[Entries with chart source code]
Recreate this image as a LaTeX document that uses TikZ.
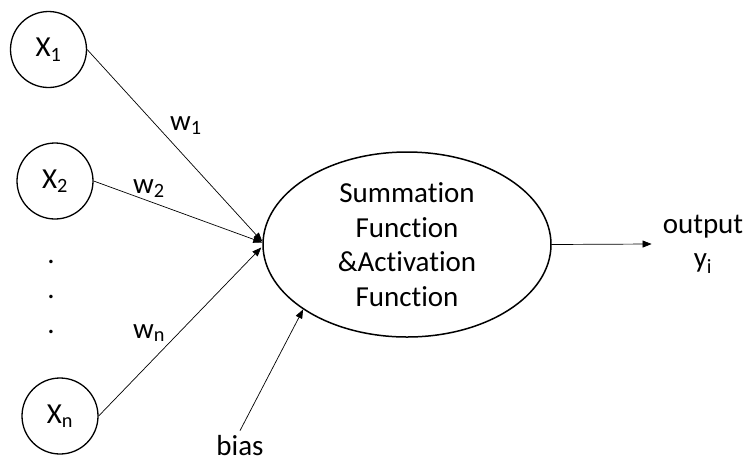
\documentclass[tikz,border=0pt]{standalone}
\usepackage{fontspec}
\setmainfont[Ligatures={NoCommon}]{Carlito}
\usetikzlibrary{arrows.meta,shapes.geometric}
\begin{document}
\begin{tikzpicture}[x=1pt,y=-1pt,
  every node/.style={font=\fontsize{29}{34.5}\selectfont},
  inp/.style={draw,circle,minimum size=76pt,inner sep=0pt,line width=1.3pt},
  conn/.style={line width=0.7pt,-{Triangle[length=9pt,width=7pt]}},
  lbl/.style={inner sep=0pt}]
\useasboundingbox (0,0) rectangle (746,464);
\node[inp] (x1) at (48.5,49.5) {X\textsubscript{1}};
\node[inp] (x2) at (55,181) {X\textsubscript{2}};
\node[inp] (xn) at (60,416) {X\textsubscript{n}};
\node[lbl] (d1) at (51,262) {.};
\node[lbl] (d2) at (51,297) {.};
\node[lbl] (d3) at (51,332) {.};
\node[draw,ellipse,line width=1.5pt,minimum width=288pt,minimum height=185pt,inner sep=0pt,align=center] (sum) at (407,244.5)
  {Summation\\Function\\\&Activation\\Function};
\node[lbl,anchor=base west] (w1) at (170,130) {w\textsubscript{1}};
\node[lbl,anchor=base west] (w2) at (133,193) {w\textsubscript{2}};
\node[lbl,anchor=base west] (wn) at (133,338) {w\textsubscript{n}};
\node[lbl,anchor=base] (bias) at (240,455) {bias};
\node[lbl,align=center] (out) at (703,244) {output\\y\textsubscript{i}};
\draw[conn] (x1.east) -- ([yshift=3pt]sum.west);
\draw[conn] (x2.east) -- ([yshift=2pt]sum.west);
\draw[conn] (xn.east) -- ([yshift=-3pt,xshift=-1pt]sum.west);
\draw[conn] ([yshift=4pt]bias.north) -- (sum.212.5);
\draw[conn] (sum.east) -- ([xshift=-11pt]out.west);
\end{tikzpicture}
\end{document}
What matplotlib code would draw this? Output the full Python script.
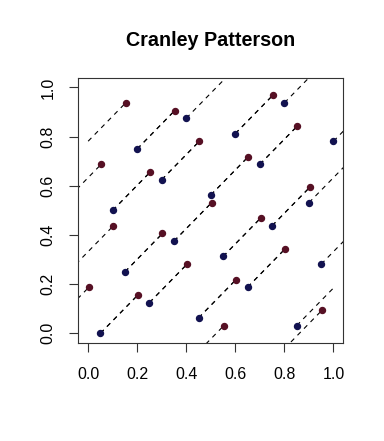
import matplotlib
matplotlib.use("Agg")
import matplotlib.pyplot as plt
import numpy as np

# lattice points (blue) and their rotated copies (red)
blue_x = [0.05, 0.10, 0.15, 0.20, 0.25, 0.30, 0.35, 0.40, 0.45, 0.50,
          0.55, 0.60, 0.65, 0.70, 0.75, 0.80, 0.85, 0.90, 0.95, 1.00]
blue_y = [0.0, 0.5, 0.25, 0.75, 0.125, 0.625, 0.375, 0.875, 0.0625, 0.5625,
          0.3125, 0.8125, 0.1875, 0.6875, 0.4375, 0.9375, 0.03125, 0.53125, 0.28125, 0.78125]

red_x = [0.203, 0.253, 0.303, 0.353, 0.403, 0.453, 0.503, 0.553, 0.603, 0.653,
         0.703, 0.753, 0.803, 0.853, 0.903, 0.953, 0.003, 0.053, 0.103, 0.153]
red_y = [0.156, 0.656, 0.406, 0.906, 0.281, 0.781, 0.531, 0.031, 0.2185, 0.7185,
         0.4685, 0.9685, 0.3435, 0.8435, 0.5935, 0.0935, 0.1873, 0.6873, 0.4373, 0.9373]

shift_x = 0.153
shift_y = 0.156

ticks = [0.0, 0.2, 0.4, 0.6, 0.8, 1.0]
tick_labels = ["0.0", "0.2", "0.4", "0.6", "0.8", "1.0"]

plt.rcParams["font.family"] = ["Liberation Sans", "DejaVu Sans"]

fig = plt.figure(figsize=(3.84, 4.41), dpi=100)
ax = fig.add_axes([0.204, 0.222, 0.690, 0.602])

bx = np.array(blue_x)
by = np.array(blue_y)
rx = np.array(red_x)
ry = np.array(red_y)

dash = dict(color="black", linewidth=0.8, linestyle=(0, (4.2, 4.2)))
for i in range(len(bx)):
    ax.plot([bx[i], bx[i] + shift_x], [by[i], by[i] + shift_y], **dash)
    ax.plot([rx[i] - shift_x, rx[i]], [ry[i] - shift_y, ry[i]], **dash)

ax.plot(bx, by, "o", color="#121250", markersize=4.3, linestyle="none")
ax.plot(rx, ry, "o", color="#561024", markersize=4.3, linestyle="none")

ax.set_xlim(-0.04, 1.04)
ax.set_ylim(-0.04, 1.04)
ax.set_xticks(ticks)
ax.set_xticklabels(tick_labels)
ax.set_yticks(ticks)
ax.set_yticklabels(tick_labels, rotation=90, va="center")
ax.tick_params(axis="both", direction="out", length=6.7, width=0.8,
               labelsize=11.5, color="#333333")
ax.tick_params(axis="x", pad=10.6)
ax.tick_params(axis="y", pad=9.7)
for s in ax.spines.values():
    s.set_linewidth(0.8)
    s.set_color("#333333")

ax.set_title("Cranley Patterson", fontsize=14.2, fontweight="bold", pad=23)

fig.savefig("out.png", dpi=100)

Exercise
Reproduce the records above exactly, leaving out every picture they contain.

Answer to this task
Recreate this image as a LaTeX document that uses TikZ.
\documentclass[tikz,border=0pt]{standalone}
\usepackage{fontspec}
\setmainfont[Ligatures={NoCommon}]{Carlito}
\usetikzlibrary{arrows.meta,shapes.geometric}
\begin{document}
\begin{tikzpicture}[x=1pt,y=-1pt,
  every node/.style={font=\fontsize{29}{34.5}\selectfont},
  inp/.style={draw,circle,minimum size=76pt,inner sep=0pt,line width=1.3pt},
  conn/.style={line width=0.7pt,-{Triangle[length=9pt,width=7pt]}},
  lbl/.style={inner sep=0pt}]
\useasboundingbox (0,0) rectangle (746,464);
\node[inp] (x1) at (48.5,49.5) {X\textsubscript{1}};
\node[inp] (x2) at (55,181) {X\textsubscript{2}};
\node[inp] (xn) at (60,416) {X\textsubscript{n}};
\node[lbl] (d1) at (51,262) {.};
\node[lbl] (d2) at (51,297) {.};
\node[lbl] (d3) at (51,332) {.};
\node[draw,ellipse,line width=1.5pt,minimum width=288pt,minimum height=185pt,inner sep=0pt,align=center] (sum) at (407,244.5)
  {Summation\\Function\\\&Activation\\Function};
\node[lbl,anchor=base west] (w1) at (170,130) {w\textsubscript{1}};
\node[lbl,anchor=base west] (w2) at (133,193) {w\textsubscript{2}};
\node[lbl,anchor=base west] (wn) at (133,338) {w\textsubscript{n}};
\node[lbl,anchor=base] (bias) at (240,455) {bias};
\node[lbl,align=center] (out) at (703,244) {output\\y\textsubscript{i}};
\draw[conn] (x1.east) -- ([yshift=3pt]sum.west);
\draw[conn] (x2.east) -- ([yshift=2pt]sum.west);
\draw[conn] (xn.east) -- ([yshift=-3pt,xshift=-1pt]sum.west);
\draw[conn] ([yshift=4pt]bias.north) -- (sum.212.5);
\draw[conn] (sum.east) -- ([xshift=-11pt]out.west);
\end{tikzpicture}
\end{document}
What matplotlib code would draw this? Output the full Python script.
import matplotlib
matplotlib.use("Agg")
import matplotlib.pyplot as plt
import numpy as np

# lattice points (blue) and their rotated copies (red)
blue_x = [0.05, 0.10, 0.15, 0.20, 0.25, 0.30, 0.35, 0.40, 0.45, 0.50,
          0.55, 0.60, 0.65, 0.70, 0.75, 0.80, 0.85, 0.90, 0.95, 1.00]
blue_y = [0.0, 0.5, 0.25, 0.75, 0.125, 0.625, 0.375, 0.875, 0.0625, 0.5625,
          0.3125, 0.8125, 0.1875, 0.6875, 0.4375, 0.9375, 0.03125, 0.53125, 0.28125, 0.78125]

red_x = [0.203, 0.253, 0.303, 0.353, 0.403, 0.453, 0.503, 0.553, 0.603, 0.653,
         0.703, 0.753, 0.803, 0.853, 0.903, 0.953, 0.003, 0.053, 0.103, 0.153]
red_y = [0.156, 0.656, 0.406, 0.906, 0.281, 0.781, 0.531, 0.031, 0.2185, 0.7185,
         0.4685, 0.9685, 0.3435, 0.8435, 0.5935, 0.0935, 0.1873, 0.6873, 0.4373, 0.9373]

shift_x = 0.153
shift_y = 0.156

ticks = [0.0, 0.2, 0.4, 0.6, 0.8, 1.0]
tick_labels = ["0.0", "0.2", "0.4", "0.6", "0.8", "1.0"]

plt.rcParams["font.family"] = ["Liberation Sans", "DejaVu Sans"]

fig = plt.figure(figsize=(3.84, 4.41), dpi=100)
ax = fig.add_axes([0.204, 0.222, 0.690, 0.602])

bx = np.array(blue_x)
by = np.array(blue_y)
rx = np.array(red_x)
ry = np.array(red_y)

dash = dict(color="black", linewidth=0.8, linestyle=(0, (4.2, 4.2)))
for i in range(len(bx)):
    ax.plot([bx[i], bx[i] + shift_x], [by[i], by[i] + shift_y], **dash)
    ax.plot([rx[i] - shift_x, rx[i]], [ry[i] - shift_y, ry[i]], **dash)

ax.plot(bx, by, "o", color="#121250", markersize=4.3, linestyle="none")
ax.plot(rx, ry, "o", color="#561024", markersize=4.3, linestyle="none")

ax.set_xlim(-0.04, 1.04)
ax.set_ylim(-0.04, 1.04)
ax.set_xticks(ticks)
ax.set_xticklabels(tick_labels)
ax.set_yticks(ticks)
ax.set_yticklabels(tick_labels, rotation=90, va="center")
ax.tick_params(axis="both", direction="out", length=6.7, width=0.8,
               labelsize=11.5, color="#333333")
ax.tick_params(axis="x", pad=10.6)
ax.tick_params(axis="y", pad=9.7)
for s in ax.spines.values():
    s.set_linewidth(0.8)
    s.set_color("#333333")

ax.set_title("Cranley Patterson", fontsize=14.2, fontweight="bold", pad=23)

fig.savefig("out.png", dpi=100)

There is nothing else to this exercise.